The event has continued to grow, and this year - the 11th games - Sydney is hosting 4,000 athletes from 125 countries, competing in 18 different disciplines. The Swiss squad is participating in six sports, from archery to table tennis.
With 15 members, the wheelchair athlete team is the largest in the Swiss squad. Franz Nietlispach, at 42, is one of their most senior stars, with an international career going back to 1973.
Nietlispach has 13 Paralympic gold medals and 19 world championship titles to his name.
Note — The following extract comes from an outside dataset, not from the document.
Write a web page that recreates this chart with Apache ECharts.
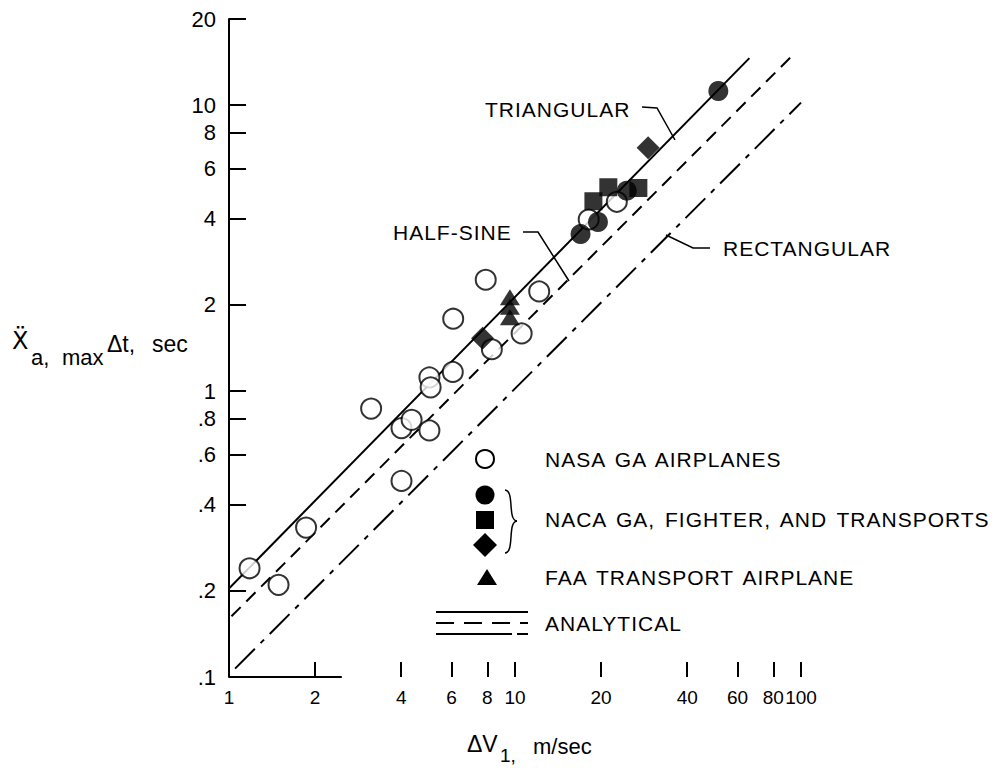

Switzerland's medal tally reached its all time high during the 1984 games, when the squad won 50 medals - 13 gold, nine silver and 28 bronze. This dropped to 45 in 1988, 35 in 1992 and 21 in 1996.
Christian Egli, who is in charge of the squad, said Switzerland was in some ways a victim of the Paralympics' success, as more and more countries sent teams and increased competition. He added that he hoped the Swiss would bring home at least 16 medals from Sydney.
As well as Nietlispach, all of Switzerland's medal winners from the 1996 Atlanta games will be in Sydney. Those tipped for success are: Lukas Christen, Heinz Frei, Ursina Greuter and Urs Kolly.
Edith Hunkeler, the 1998 world championship silver medal winner, has been forced to pull out, after an accident at the Berlin marathon.